Kanana-o is the first artificial intelligence (AI) model in the country capable of simultaneously understanding and processing various forms of information, such as text, voice, and images.
Users can input questions in any combination of text, voice, and images, and Kanana-o can process them, generating responses to context-appropriate text or natural voice input.
Kakao efficiently developed Kanana-o in a short period by integrating Kanana-v, which specializes in image processing, and Kanana-a, which specializes in audio understanding and generation, based on model merging technology that combines different models.
In particular, it accurately reflected the unique speech structure, intonation, and tense changes of the Korean language by utilizing a large-scale Korean dataset.
As a result, Kanana-o can recognize regional dialects, such as those from Jeju and Gyeongsang provinces, and convert them into standard language to generate natural speech.
According to Kakao, Kanana-o recorded a performance level similar to the world's best AI models in Korean and English benchmarks and showed a significant advantage in the Korean benchmark.

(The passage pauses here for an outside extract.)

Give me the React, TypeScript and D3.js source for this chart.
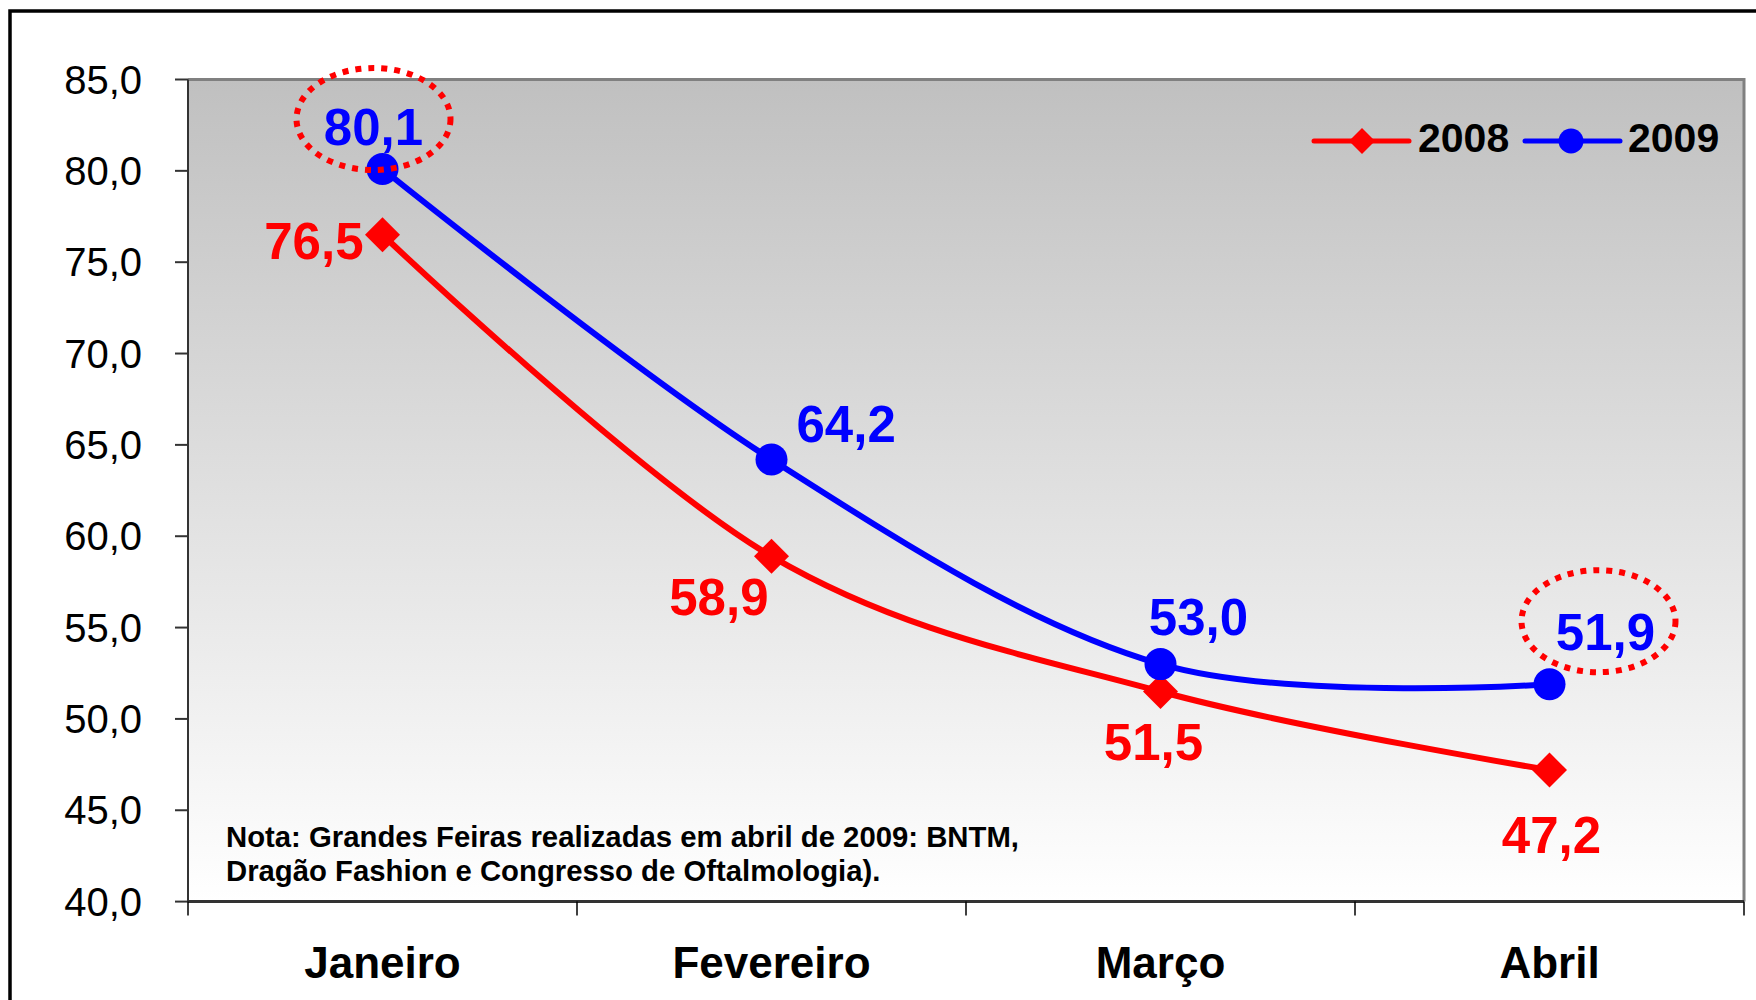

In terms of emotional recognition capabilities, it recorded a significant advantage in both Korean and English, proving the potential of an AI model that can understand and communicate emotions.
Kim Byeong-hak, leader of Kakao Kanana's performance, noted that "based on proprietary multimodal technology, we plan to strengthen our competitiveness in artificial intelligence technology while consistently contributing to the development of the domestic AI ecosystem through ongoing research result sharing."